After the three students from Penn State passed the hunter-education exam and received their hunter-safety certificates, they and other students went on a pheasant hunt with hunting dogs.

"My favorite part was participating in the hunt and watching our hunting dog work," Davis said. "I've never hunted before, so I never understood the adrenaline rush one gets from it. It's an amazing feeling to walk through the fields, be outside with nature and see how much enjoyment our hunting dog had finding and retrieving birds for us."

Sara Mueller, a Penn State sophomore in Wildlife and Fisheries Science, said she was afraid of the guns at first. "From day one, they were on display so we could get used to their presence," she recalled. "Then we handled them and practiced gun safety for hours. By the end of the weekend I was able to clean and handle my gun without fear and with a healthy respect for it."

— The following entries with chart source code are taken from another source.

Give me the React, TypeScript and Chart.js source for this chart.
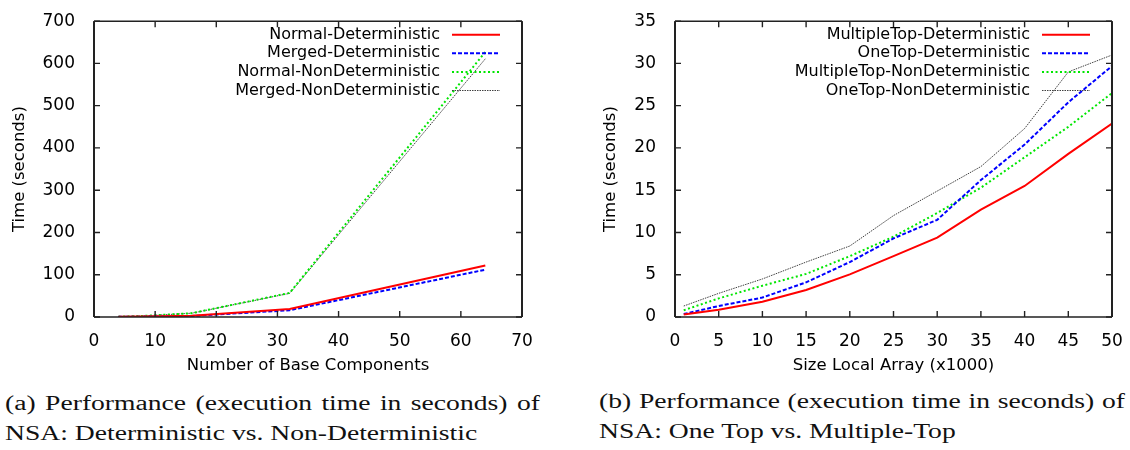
import React, { useEffect, useRef } from 'react';
import { Chart, registerables } from 'chart.js';

Chart.register(...registerables);

// ---- Data: chart (a) ----
const baseComponents = [4, 8, 16, 32, 64];
const normalDeterministic = [0.3, 1, 3, 19, 122];
const mergedDeterministic = [0.3, 0.8, 2.5, 16, 112];
const normalNonDeterministic = [0.8, 2.5, 9, 57, 627];
const mergedNonDeterministic = [0.8, 2.4, 9, 56, 611];

// ---- Data: chart (b) ----
const localArraySizes = [1, 5, 10, 15, 20, 25, 30, 35, 40, 45, 50];
const multipleTopDeterministic = [0.3, 0.85, 1.8, 3.2, 5.05, 7.2, 9.4, 12.7, 15.5, 19.3, 22.9];
const oneTopDeterministic = [0.35, 1.3, 2.3, 4.1, 6.5, 9.3, 11.5, 16.2, 20.4, 25.4, 29.7];
const multipleTopNonDeterministic = [0.8, 2.2, 3.7, 5.1, 7.2, 9.5, 12.3, 15.3, 18.9, 22.5, 26.5];
const oneTopNonDeterministic = [1.3, 2.8, 4.5, 6.5, 8.4, 12.0, 14.9, 17.8, 22.3, 29.0, 31.0];

const labelsA = ['Normal-Deterministic', 'Merged-Deterministic', 'Normal-NonDeterministic', 'Merged-NonDeterministic'];
const labelsB = ['MultipleTop-Deterministic', 'OneTop-Deterministic', 'MultipleTop-NonDeterministic', 'OneTop-NonDeterministic'];

const captionA1 = '(a) Performance (execution time in seconds) of';
const captionA2 = 'NSA: Deterministic vs. Non-Deterministic';
const captionB1 = '(b) Performance (execution time in seconds) of';
const captionB2 = 'NSA: One Top vs. Multiple-Top';

const SANS = '"DejaVu Sans", sans-serif';
const TEXT = '#000000';

const lineStyles = [
  { borderColor: '#ff0000', borderWidth: 2, borderDash: [] as number[] },
  { borderColor: '#0000ff', borderWidth: 2, borderDash: [4, 2] },
  { borderColor: '#00e600', borderWidth: 2, borderDash: [2, 2.5] },
  { borderColor: 'rgba(0,0,0,0.75)', borderWidth: 1, borderDash: [1.5, 1] },
];

const framePlugin = {
  id: 'gnuFrame',
  afterDatasetsDraw(chart: any) {
    const { ctx, chartArea } = chart;
    const { left, right, top, bottom } = chartArea;
    const xs = chart.scales.x;
    const ys = chart.scales.y;
    const tl = 6;
    ctx.save();
    ctx.strokeStyle = '#222';
    ctx.setLineDash([]);
    ctx.lineWidth = 1.4;
    xs.ticks.forEach((t: any) => {
      const px = xs.getPixelForValue(t.value);
      ctx.beginPath();
      ctx.moveTo(px, bottom);
      ctx.lineTo(px, bottom - tl);
      ctx.moveTo(px, top);
      ctx.lineTo(px, top + tl);
      ctx.stroke();
    });
    ctx.lineWidth = 1.3;
    ys.ticks.forEach((t: any) => {
      const py = ys.getPixelForValue(t.value);
      ctx.beginPath();
      ctx.moveTo(left, py);
      ctx.lineTo(left + tl, py);
      ctx.moveTo(right, py);
      ctx.lineTo(right - tl, py);
      ctx.stroke();
    });
    ctx.lineWidth = 1.4;
    ctx.beginPath();
    ctx.moveTo(left, top);
    ctx.lineTo(right, top);
    ctx.moveTo(left, bottom);
    ctx.lineTo(right, bottom);
    ctx.stroke();
    ctx.lineWidth = 2;
    ctx.beginPath();
    ctx.moveTo(left, top);
    ctx.lineTo(left, bottom);
    ctx.moveTo(right, top);
    ctx.lineTo(right, bottom);
    ctx.stroke();
    ctx.restore();
  },
};

const keyPlugin = {
  id: 'gnuKey',
  afterDatasetsDraw(chart: any) {
    const { ctx, chartArea } = chart;
    const { right, top } = chartArea;
    ctx.save();
    ctx.font = `16px ${SANS}`;
    ctx.textAlign = 'right';
    ctx.textBaseline = 'middle';
    chart.data.datasets.forEach((ds: any, i: number) => {
      const y = top + 13.5 + i * 18.6;
      ctx.fillStyle = TEXT;
      ctx.fillText(ds.label, right - 82, y);
      ctx.strokeStyle = ds.borderColor;
      ctx.lineWidth = ds.borderWidth;
      ctx.setLineDash(ds.borderDash || []);
      ctx.beginPath();
      ctx.moveTo(right - 70, y);
      ctx.lineTo(right - 22, y);
      ctx.stroke();
    });
    ctx.restore();
  },
};

type Spec = {
  xs: number[];
  series: number[][];
  labels: string[];
  xMin: number; xMax: number; xStep: number;
  yMin: number; yMax: number; yStep: number;
  xTitle: string; yTitle: string;
  yAxisWidth: number; rightPad: number; canvasH: number; plotBottom: number; yTitlePad: number;
};

function buildConfig(s: Spec): any {
  return {
    type: 'line',
    data: {
      datasets: s.series.map((vals, i) => ({
        label: s.labels[i],
        data: vals.map((v, j) => ({ x: s.xs[j], y: v })),
        ...lineStyles[i],
        pointRadius: 0,
        tension: 0,
        fill: false,
      })),
    },
    options: {
      animation: false,
      responsive: true,
      maintainAspectRatio: false,
      layout: { padding: { left: 0, top: 13, right: s.rightPad, bottom: 0 } },
      plugins: { legend: { display: false }, tooltip: { enabled: false } },
      scales: {
        x: {
          type: 'linear',
          min: s.xMin, max: s.xMax,
          grid: { display: false },
          border: { display: false },
          ticks: { stepSize: s.xStep, color: TEXT, font: { family: SANS, size: 17 }, padding: 6, maxRotation: 0, autoSkip: false },
          title: { display: true, text: s.xTitle, color: TEXT, font: { family: SANS, size: 16.5 }, padding: { top: 0, bottom: 4 } },
          afterFit: (sc: any) => { sc.height = s.canvasH - s.plotBottom; },
        },
        y: {
          type: 'linear',
          min: s.yMin, max: s.yMax,
          grid: { display: false },
          border: { display: false },
          ticks: { stepSize: s.yStep, color: TEXT, font: { family: SANS, size: 17 }, padding: 11 },
          title: { display: true, text: s.yTitle, color: TEXT, font: { family: SANS, size: 16.5 }, padding: { top: s.yTitlePad, bottom: 0 } },
          afterFit: (sc: any) => { sc.width = s.yAxisWidth; },
        },
      },
    },
    plugins: [framePlugin, keyPlugin],
  };
}

function LineChart({ spec, style }: { spec: Spec; style: React.CSSProperties }) {
  const ref = useRef<HTMLCanvasElement | null>(null);
  useEffect(() => {
    if (!ref.current) return;
    const chart = new Chart(ref.current, buildConfig(spec));
    return () => chart.destroy();
  }, [spec]);
  return (
    <div style={{ position: 'absolute', ...style }}>
      <canvas ref={ref} />
    </div>
  );
}

const specA: Spec = {
  xs: baseComponents,
  series: [normalDeterministic, mergedDeterministic, normalNonDeterministic, mergedNonDeterministic],
  labels: labelsA,
  xMin: 0, xMax: 70, xStep: 10,
  yMin: 0, yMax: 700, yStep: 100,
  xTitle: 'Number of Base Components', yTitle: 'Time (seconds)',
  yAxisWidth: 94, rightPad: 38, canvasH: 380, plotBottom: 317, yTitlePad: 9.7,
};

const specB: Spec = {
  xs: localArraySizes,
  series: [multipleTopDeterministic, oneTopDeterministic, multipleTopNonDeterministic, oneTopNonDeterministic],
  labels: labelsB,
  xMin: 0, xMax: 50, xStep: 5,
  yMin: 0, yMax: 35, yStep: 5,
  xTitle: 'Size Local Array (x1000)', yTitle: 'Time (seconds)',
  yAxisWidth: 115, rightPad: 18, canvasH: 380, plotBottom: 317, yTitlePad: 41,
};

function JustifiedLine({ text }: { text: string }) {
  return (
    <div style={{ display: 'flex', justifyContent: 'space-between', whiteSpace: 'nowrap' }}>
      {text.split(' ').map((w, i) => <span key={i}>{w}</span>)}
    </div>
  );
}

function Caption({ line1, line2, left, width, top }: { line1: string; line2: string; left: number; width: number; top: number }) {
  const scale = 1.38;
  return (
    <div
      style={{
        position: 'absolute', left, top, width: width / scale,
        fontFamily: '"Liberation Serif", serif', fontSize: 20, lineHeight: '30px', color: '#111',
        transform: `scaleX(${scale})`, transformOrigin: 'left top',
      }}
    >
      <JustifiedLine text={line1} />
      <div style={{ whiteSpace: 'nowrap' }}>{line2}</div>
    </div>
  );
}

export default function App() {
  return (
    <div style={{ position: 'absolute', left: 0, top: 0, width: 1130, height: 450, background: '#fff', overflow: 'hidden' }}>
      <LineChart spec={specA} style={{ left: 0, top: 0, width: 560, height: 380 }} />
      <LineChart spec={specB} style={{ left: 560, top: 0, width: 570, height: 380 }} />
      <Caption line1={captionA1} line2={captionA2} left={5} width={535} top={388} />
      <Caption line1={captionB1} line2={captionB2} left={599} width={526} top={386} />
    </div>
  );
}
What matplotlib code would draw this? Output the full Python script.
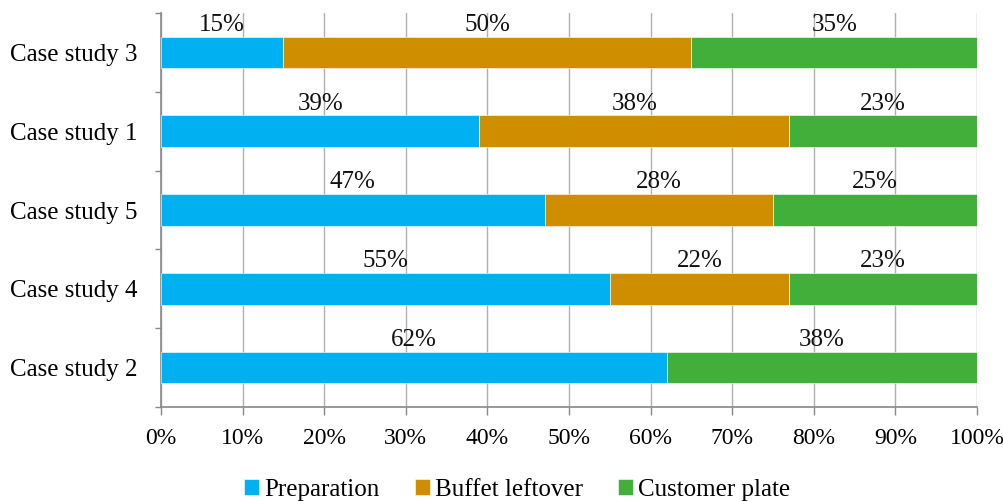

Mueller, a State College native, also had never hunted before. "I was never against hunting; I just figured I would never do it," she said. "However, I am realizing the importance of hunting as a management tool, and I should at least understand some of the mentality behind hunting."

Watching the well-trained dog search for pheasants also was a highlight for Justin DiRado, a Penn State senior in Wildlife and Fisheries Science. "It was amazing to watch the dog work, and I truly enjoyed what he was doing," said the Greensburg native. "He was so well behaved, and we could tell the guide was proud of his work with the dog.

"After taking this course, I will be able to communicate better with the hunting public during my career after college," DiRado added. "I also will have a better understanding and appreciation for hunting and the millions of people who participate in this recreational activity every year."

San Julian enjoys watching students gain an appreciation for hunting.

"Most young people don't hunt these days because there are so many other things for them to do," he said. "By having this experience, students have a better understanding of how hunting fits into the fabric of our culture."

  • From left, Justin DiRado, Sara Mueller and Megan Davis show off pheasants they took during a recent hunt in Maryland.